Headline: Court allows wartime chrome and pyrites producers to recover land purchase losses and some interest, and orders the Interior Secretary to reassess and adjust claims under the relief statutes.
Holding: The Court ruled that the relief statutes permit the Secretary to count land purchase expenditures and certain interest as part of net wartime losses and ordered him to reassess and make equitable awards.
- Allows mining claimants to have land purchase costs considered in net loss calculations.
- Permits certain interest costs if clearly incurred at the government’s request.

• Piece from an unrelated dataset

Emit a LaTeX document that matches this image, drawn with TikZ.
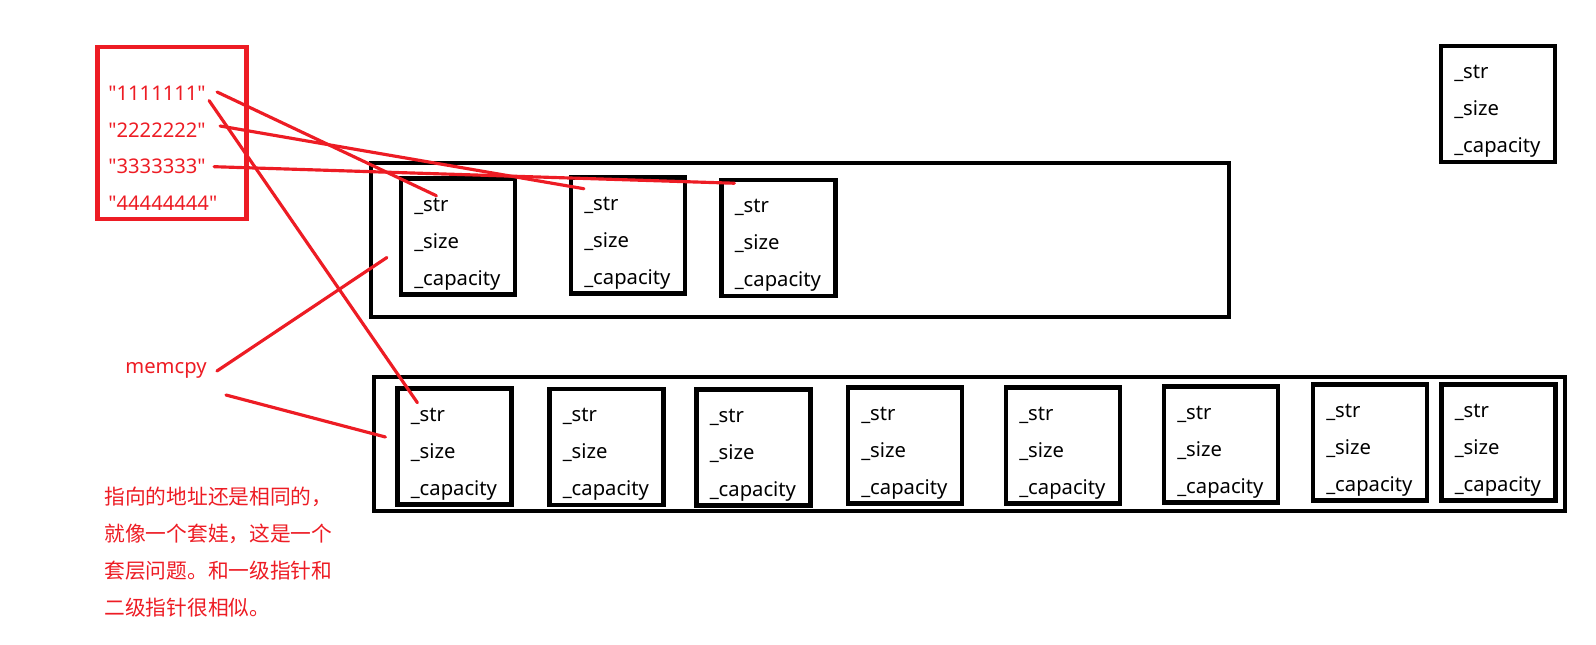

- Forces Interior Department to reopen and fairly adjust affected wartime claims.
Summary
Background
A mining company that produced chrome and pyrites filed claims with the Interior Department seeking reimbursement for net losses it said resulted from carrying out government requests during World War I. The company included a $16,259 item for land it bought and also sought recovery of interest costs on borrowed money used in production. The Secretary of the Interior denied awards for those items, and the company sued to force the Secretary to reconsider. Lower courts disagreed until the Supreme Court agreed to decide the legal questions.
Reasoning
The Court considered whether the relief statutes authorized the Secretary to include expenditures for land purchases and interest in calculating a claimant’s net loss. Reading the 1919 law and its 1921 amendment, the Court held those statutes are broad enough to let the Secretary take land purchase costs into account and to treat lost interest as part of the expenditures. But the Court stressed that interest is recoverable only if it is clearly shown to have been paid or incurred at the instance of the government agency, and the Secretary must find as a factual matter that any allowance is “just and equitable.” The Court therefore directed the Secretary to reexamine the claims under the statutory safeguards.
Real world impact
The ruling requires the Interior Department to reopen and adjust affected wartime claims, potentially increasing recoveries for producers who bought land or paid interest. The decision interprets the law in favor of claimants on these legal questions but does not itself award money; factual findings by the Secretary remain necessary.